**WHAT IS ASKED:** Pictures do not belong in your copy. Repeat all the other data exactly.

┏━━

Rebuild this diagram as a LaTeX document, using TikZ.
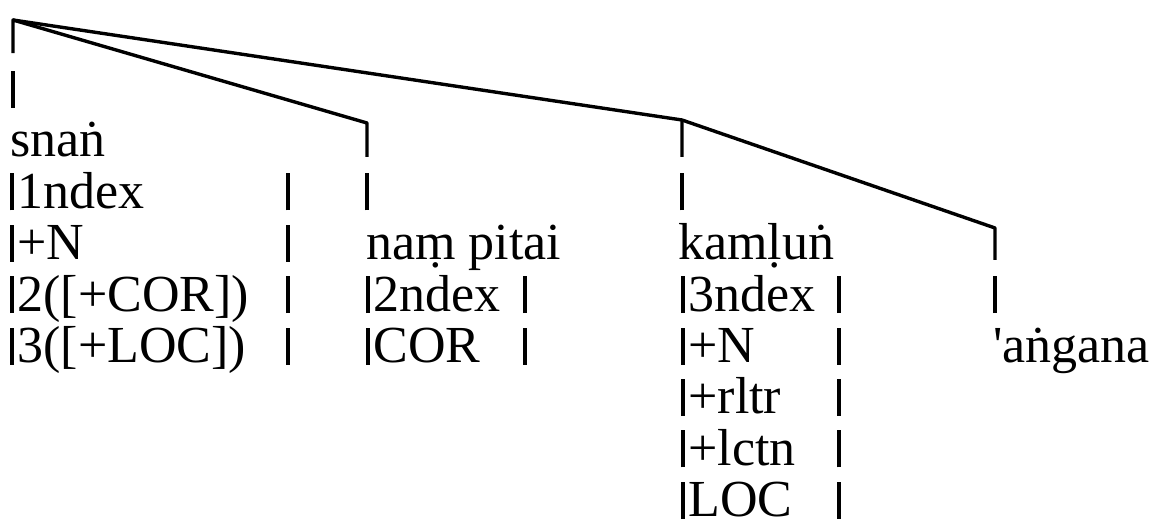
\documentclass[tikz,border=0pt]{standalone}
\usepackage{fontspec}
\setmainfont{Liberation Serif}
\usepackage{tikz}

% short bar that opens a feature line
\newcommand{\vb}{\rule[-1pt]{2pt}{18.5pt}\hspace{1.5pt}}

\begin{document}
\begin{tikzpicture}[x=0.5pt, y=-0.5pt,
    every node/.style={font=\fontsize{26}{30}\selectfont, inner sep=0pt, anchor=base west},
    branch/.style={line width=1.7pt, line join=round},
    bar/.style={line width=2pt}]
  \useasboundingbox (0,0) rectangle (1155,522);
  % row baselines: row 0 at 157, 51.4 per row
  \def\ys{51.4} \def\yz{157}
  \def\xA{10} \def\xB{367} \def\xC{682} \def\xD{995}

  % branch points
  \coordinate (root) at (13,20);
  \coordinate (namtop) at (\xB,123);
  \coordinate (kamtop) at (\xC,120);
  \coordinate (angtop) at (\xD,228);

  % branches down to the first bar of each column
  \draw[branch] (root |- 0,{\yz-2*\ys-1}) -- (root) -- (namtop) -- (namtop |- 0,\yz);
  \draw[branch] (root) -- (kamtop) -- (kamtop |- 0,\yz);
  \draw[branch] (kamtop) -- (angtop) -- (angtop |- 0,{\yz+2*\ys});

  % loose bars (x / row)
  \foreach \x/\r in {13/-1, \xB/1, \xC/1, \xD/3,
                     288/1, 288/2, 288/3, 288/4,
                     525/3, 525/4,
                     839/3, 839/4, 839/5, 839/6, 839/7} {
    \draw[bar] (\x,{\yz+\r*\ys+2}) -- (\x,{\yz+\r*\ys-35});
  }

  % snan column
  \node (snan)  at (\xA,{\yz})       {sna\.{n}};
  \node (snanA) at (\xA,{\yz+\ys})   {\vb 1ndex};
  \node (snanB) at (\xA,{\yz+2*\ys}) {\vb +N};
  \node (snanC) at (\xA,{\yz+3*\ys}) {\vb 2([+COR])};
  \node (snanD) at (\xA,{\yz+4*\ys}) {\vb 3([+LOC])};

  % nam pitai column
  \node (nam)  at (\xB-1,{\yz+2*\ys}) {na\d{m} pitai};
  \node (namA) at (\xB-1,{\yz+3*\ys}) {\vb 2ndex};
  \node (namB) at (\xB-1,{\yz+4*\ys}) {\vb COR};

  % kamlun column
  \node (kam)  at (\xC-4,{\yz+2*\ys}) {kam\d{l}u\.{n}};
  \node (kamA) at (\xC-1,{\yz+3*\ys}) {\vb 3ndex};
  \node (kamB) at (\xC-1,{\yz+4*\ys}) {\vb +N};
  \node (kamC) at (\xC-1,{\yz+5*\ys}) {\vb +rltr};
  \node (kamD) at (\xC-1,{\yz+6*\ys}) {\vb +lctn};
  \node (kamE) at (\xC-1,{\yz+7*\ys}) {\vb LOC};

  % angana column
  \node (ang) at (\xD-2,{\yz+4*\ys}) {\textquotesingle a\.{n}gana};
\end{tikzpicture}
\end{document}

┗━━

**THE OUTPUT:**
Rebuild this diagram as a LaTeX document, using TikZ.
\documentclass[tikz,border=0pt]{standalone}
\usepackage{fontspec}
\setmainfont{Liberation Serif}
\usepackage{tikz}

% short bar that opens a feature line
\newcommand{\vb}{\rule[-1pt]{2pt}{18.5pt}\hspace{1.5pt}}

\begin{document}
\begin{tikzpicture}[x=0.5pt, y=-0.5pt,
    every node/.style={font=\fontsize{26}{30}\selectfont, inner sep=0pt, anchor=base west},
    branch/.style={line width=1.7pt, line join=round},
    bar/.style={line width=2pt}]
  \useasboundingbox (0,0) rectangle (1155,522);
  % row baselines: row 0 at 157, 51.4 per row
  \def\ys{51.4} \def\yz{157}
  \def\xA{10} \def\xB{367} \def\xC{682} \def\xD{995}

  % branch points
  \coordinate (root) at (13,20);
  \coordinate (namtop) at (\xB,123);
  \coordinate (kamtop) at (\xC,120);
  \coordinate (angtop) at (\xD,228);

  % branches down to the first bar of each column
  \draw[branch] (root |- 0,{\yz-2*\ys-1}) -- (root) -- (namtop) -- (namtop |- 0,\yz);
  \draw[branch] (root) -- (kamtop) -- (kamtop |- 0,\yz);
  \draw[branch] (kamtop) -- (angtop) -- (angtop |- 0,{\yz+2*\ys});

  % loose bars (x / row)
  \foreach \x/\r in {13/-1, \xB/1, \xC/1, \xD/3,
                     288/1, 288/2, 288/3, 288/4,
                     525/3, 525/4,
                     839/3, 839/4, 839/5, 839/6, 839/7} {
    \draw[bar] (\x,{\yz+\r*\ys+2}) -- (\x,{\yz+\r*\ys-35});
  }

  % snan column
  \node (snan)  at (\xA,{\yz})       {sna\.{n}};
  \node (snanA) at (\xA,{\yz+\ys})   {\vb 1ndex};
  \node (snanB) at (\xA,{\yz+2*\ys}) {\vb +N};
  \node (snanC) at (\xA,{\yz+3*\ys}) {\vb 2([+COR])};
  \node (snanD) at (\xA,{\yz+4*\ys}) {\vb 3([+LOC])};

  % nam pitai column
  \node (nam)  at (\xB-1,{\yz+2*\ys}) {na\d{m} pitai};
  \node (namA) at (\xB-1,{\yz+3*\ys}) {\vb 2ndex};
  \node (namB) at (\xB-1,{\yz+4*\ys}) {\vb COR};

  % kamlun column
  \node (kam)  at (\xC-4,{\yz+2*\ys}) {kam\d{l}u\.{n}};
  \node (kamA) at (\xC-1,{\yz+3*\ys}) {\vb 3ndex};
  \node (kamB) at (\xC-1,{\yz+4*\ys}) {\vb +N};
  \node (kamC) at (\xC-1,{\yz+5*\ys}) {\vb +rltr};
  \node (kamD) at (\xC-1,{\yz+6*\ys}) {\vb +lctn};
  \node (kamE) at (\xC-1,{\yz+7*\ys}) {\vb LOC};

  % angana column
  \node (ang) at (\xD-2,{\yz+4*\ys}) {\textquotesingle a\.{n}gana};
\end{tikzpicture}
\end{document}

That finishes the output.